The parable reflects a male world. But the reading from Proverbs gives us a wife, a woman. She shows us what doing the talent looks like. The key word is the same as in the gospel. The husband has “entrusted” something to his wife (“Her husband, entrusting his heart to her, has an unfailing prize” (Prov. 31:11)). And what has he entrusted to her— his heart. This is his most precious possession, his very self, so to speak. His heart is where he thinks, feels, makes decisions. The description of the wife’s life is a description of what can happen when someone entrusts their heart to you. You live from that heart and you make that heart everything, and your world becomes rich with generosity to those around you because you have been trusted. You hold nothing back. Your skill becomes service out of love. Once again, the woman is the model for the disciple.
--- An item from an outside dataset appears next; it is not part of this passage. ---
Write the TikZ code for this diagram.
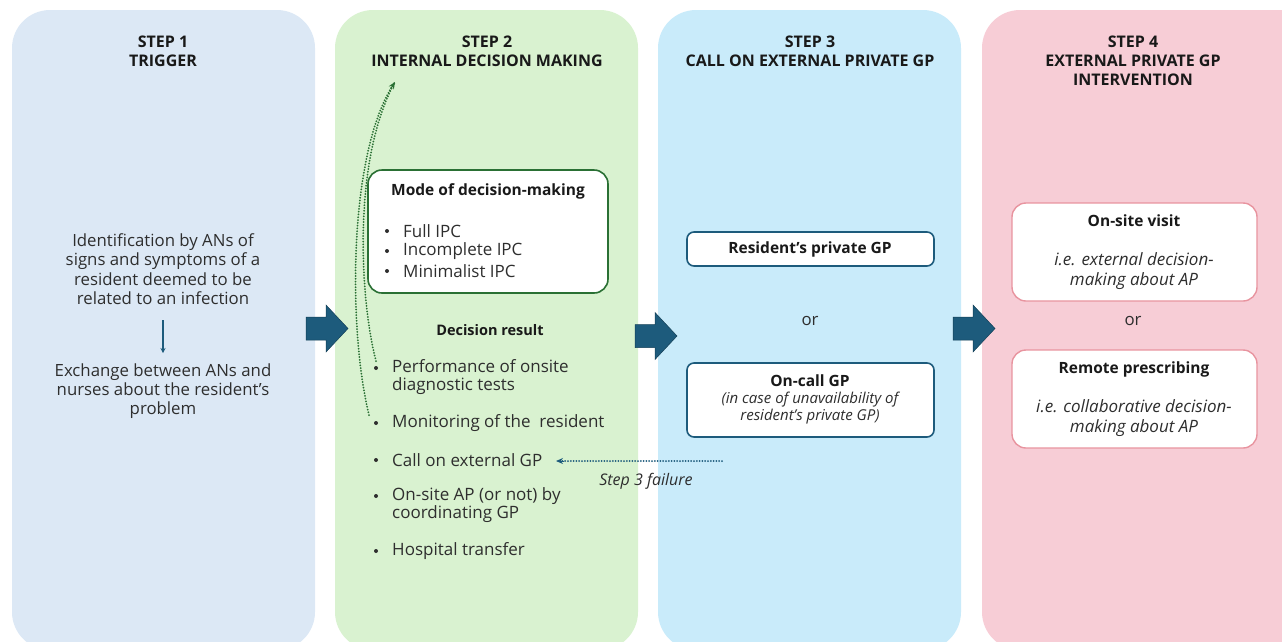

Last Sunday it was the same–five wise virgins!…. Has not Jesus entrusted his heart to us, his very desire, his love, his very self? He did what he did for us. There is an expectation, and rightly so, that what has become gift to us, we will in turn activate in the world around us. But why would we not do that? What we have, this precious relationship, we dare to risk, sharing it in unknown, even unthinkable places and with people of all kinds. Love is like that; it goes out of itself.

True love, God’s covenantal love, involves accountability. We have been given a talent or two of God’s love in Christ. When we have lit up the world around us with love, then the Master can say on the last day, when he comes to take us with him to the Father’s bosom, come faithful one, share in my joy. Joy is the final talent the master give us. It is the crown of risking love and sharing in our world with the same fidelity, mercy and trust that our Master did.